Is Multifamily's Meteoric Growth Built to Last?

Everything seems to be going right for the apartment industry. Demand is growing. New supply remains constrained. Rents are rising a little faster than overall inflation. Occupancy rates have rebounded to normal levels in most markets. Real estate investors still find apartments an attractive asset class and financing is mostly available. For the next few years, most analysts foresee rising rents, higher net operating income, modest price gains, available capital and an active transactions market. Is it all too good to be true?

Despite the current optimism, some potential challenges lurk on the horizon. Rent growth is one. While today’s rent increases are great for apartment firms that are recovering from recessionary rent declines, they are creating affordability concerns as rent growth outpaces resident income growth. Competition in the single-family market is another issue. Distress in the single-family, for-sale segment of the market has turned the rent-versus-buy value proposition on its head in some markets and created opportunities for investment and growth in the single-family rental market.

Meanwhile, active investor interest in multifamily is driving fears of overbuilding. Apartment prices are rising and cap rates are compressing, raising concerns about the sector’s “frothiness,” and uncertainty exists over capital’s long-term availability and cost. Fannie Mae and Freddie Mac’s role in mortgage financing may be reduced or eliminated, and interest rates are unlikely to remain low. But despite these concerns, the near-term outlook is bright.

Demand outpaces supply

The shutdown in new construction in the Great Recession made the snap-back in starts dramatic, but they have yet to reach a recovery threshold. Multifamily starts should reach 210,000 to 220,000 units in 2012—more than double the 100,000-unit average for 2009–2010, but below the 303,000 average for 1997–2006. The current level could rise by 50 percent without fear of overbuilding. Steep declines in for-sale home prices may be over, but where they go from here is unknown. While nominal house prices are rising, real house prices are not. One in four mortgage holders owes more than the house is worth, and many see home purchase as risky.
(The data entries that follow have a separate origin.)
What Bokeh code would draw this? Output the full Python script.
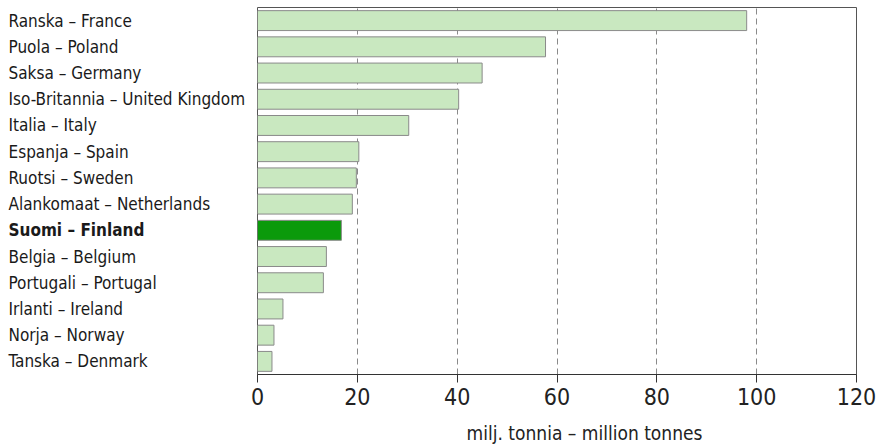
from bokeh.plotting import figure
from bokeh.layouts import row, column
from bokeh.models import ColumnDataSource, FactorRange, FixedTicker
from bokeh.core.properties import value
from bokeh.embed import file_html
from bokeh.resources import INLINE

# Country labels (Finnish – English), top to bottom
countries = [
    "Ranska – France",
    "Puola – Poland",
    "Saksa – Germany",
    "Iso-Britannia – United Kingdom",
    "Italia – Italy",
    "Espanja – Spain",
    "Ruotsi – Sweden",
    "Alankomaat – Netherlands",
    "Suomi – Finland",
    "Belgia – Belgium",
    "Portugali – Portugal",
    "Irlanti – Ireland",
    "Norja – Norway",
    "Tanska – Denmark",
]
# Million tonnes
values = [98.0, 57.7, 45.0, 40.3, 30.3, 20.3, 19.8, 19.0, 16.8, 13.8, 13.2, 5.1, 3.3, 2.9]
highlight = "Suomi – Finland"
x_ticks = [0, 20, 40, 60, 80, 100, 120]
x_title = "milj. tonnia – million tonnes"

FONT = "DejaVu Sans Condensed"
LIGHT = "#c9e8c0"
DARK = "#0b9a0b"

colors = [DARK if c == highlight else LIGHT for c in countries]
styles = ["bold" if c == highlight else "normal" for c in countries]
source = ColumnDataSource(dict(country=countries, value=values, color=colors,
                               style=styles, lx=[8] * len(countries)))

y_range = FactorRange(*reversed(countries), range_padding=0)
W = 876
CHART_H = 412
TOP, BOTTOM = 7, CHART_H - 374
NAMES_W = 249
TITLE_H = 444 - CHART_H

# Left panel: left-aligned country names sharing the bar chart's category range
names = figure(
    width=NAMES_W, height=CHART_H, x_range=(0, NAMES_W), y_range=y_range,
    output_backend="svg", toolbar_location=None,
    min_border_left=0, min_border_right=0, min_border_top=TOP, min_border_bottom=BOTTOM,
)
names.text(x="lx", y="country", text="country", source=source,
           text_font=value(FONT), text_font_size="17px", text_font_style="style",
           text_color="#1a1a1a", text_align="left", text_baseline="middle")
names.axis.visible = False
names.grid.visible = False
names.outline_line_color = None

# Right panel: the bars
p = figure(
    width=W - NAMES_W, height=CHART_H, x_range=(0, 120), y_range=y_range,
    output_backend="svg", toolbar_location=None,
    min_border_left=8, min_border_right=20, min_border_top=TOP, min_border_bottom=BOTTOM,
)
p.hbar(y="country", right="value", height=0.76, source=source,
       fill_color="color", line_color="#8a8a8a", line_width=1)

p.yaxis.visible = False
p.ygrid.grid_line_color = None
p.xgrid.grid_line_color = "#8a8a8a"
p.xgrid.grid_line_dash = "6 4"
p.xgrid.ticker = FixedTicker(ticks=[20, 40, 60, 80, 100])
p.outline_line_color = "#555555"
p.outline_line_width = 1

xa = p.xaxis[0]
xa.ticker = FixedTicker(ticks=x_ticks)
xa.axis_line_color = "#333333"
xa.major_tick_line_color = "#333333"
xa.major_tick_in = 0
xa.major_tick_out = 8
xa.minor_tick_line_color = None
xa.major_label_text_font = FONT
xa.major_label_text_font_size = "23px"
xa.major_label_text_color = "#222222"
xa.major_label_standoff = 5

# Bottom strip: the x-axis title, set in pixel coordinates
title_src = ColumnDataSource(dict(x=[584], y=[11.5], text=[x_title]))
tfig = figure(
    width=W, height=TITLE_H, x_range=(0, W), y_range=(0, TITLE_H),
    output_backend="svg", toolbar_location=None, min_border=0,
)
tfig.text(x="x", y="y", text="text", source=title_src,
          text_font=value(FONT), text_font_size="19px", text_color="#222222",
          text_align="center", text_baseline="middle")
tfig.axis.visible = False
tfig.grid.visible = False
tfig.outline_line_color = None

layout = column(row(names, p, spacing=0), tfig, spacing=0)
open("out.html", "w").write(file_html(layout, INLINE))
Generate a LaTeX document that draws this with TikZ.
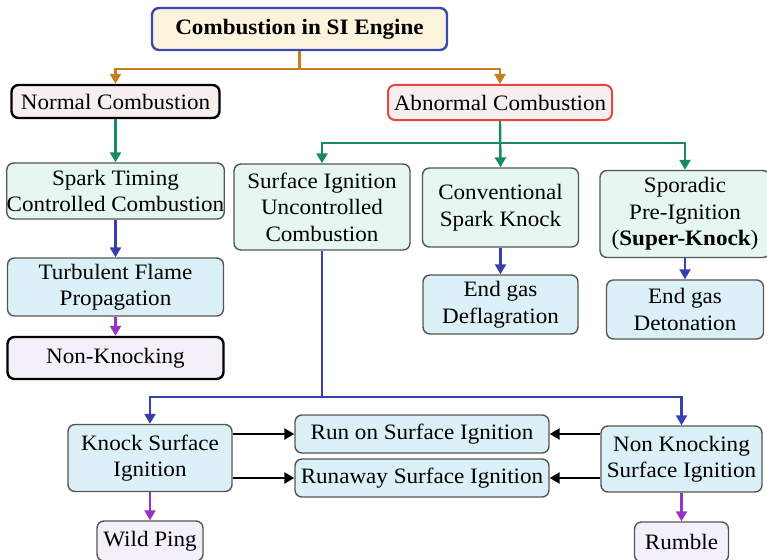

The single-family home rental market is likely an overblown threat to the multifamily rental market because these homes are not close substitutes for apartment living. Houses are larger, costlier and may require maintenance. That’s not what single renters want, and roughly half of all apartments are occupied by single-person households.

Investment market maintains capital concerns

As lawmakers debate Fannie Mae and Freddie Mac’s fate, there is concern that absent a government backstop, multifamily mortgage credit will be harder to obtain—and during a crisis, potentially unavailable. The cost of capital could rise, given that interest rates are unlikely to remain at historically low levels forever. However, higher interest rates typically reflect stronger economic growth and an improving job market. A stronger economy could push inflation higher, but the net effect would be a more normal environment.

The apartment market’s attractiveness is driving increased transactions and higher prices. But three widely used pricing sources—Moody’s/Real Capital, National Council of Real Estate Investment Fiduciaries and Green Street CPPI—suggest that prices are rebounding from the recession or only modestly higher than the previous peak.

But overall, market fundamentals show that some potential threats to the industry’s recovery and growth have been overstated. Apartment fundamentals provide a positive outlook, barring a replay of the single-family housing bubble or the Great Recession.

Mark Obrinsky is vice president of research and chief economist for the National Multi Housing Council.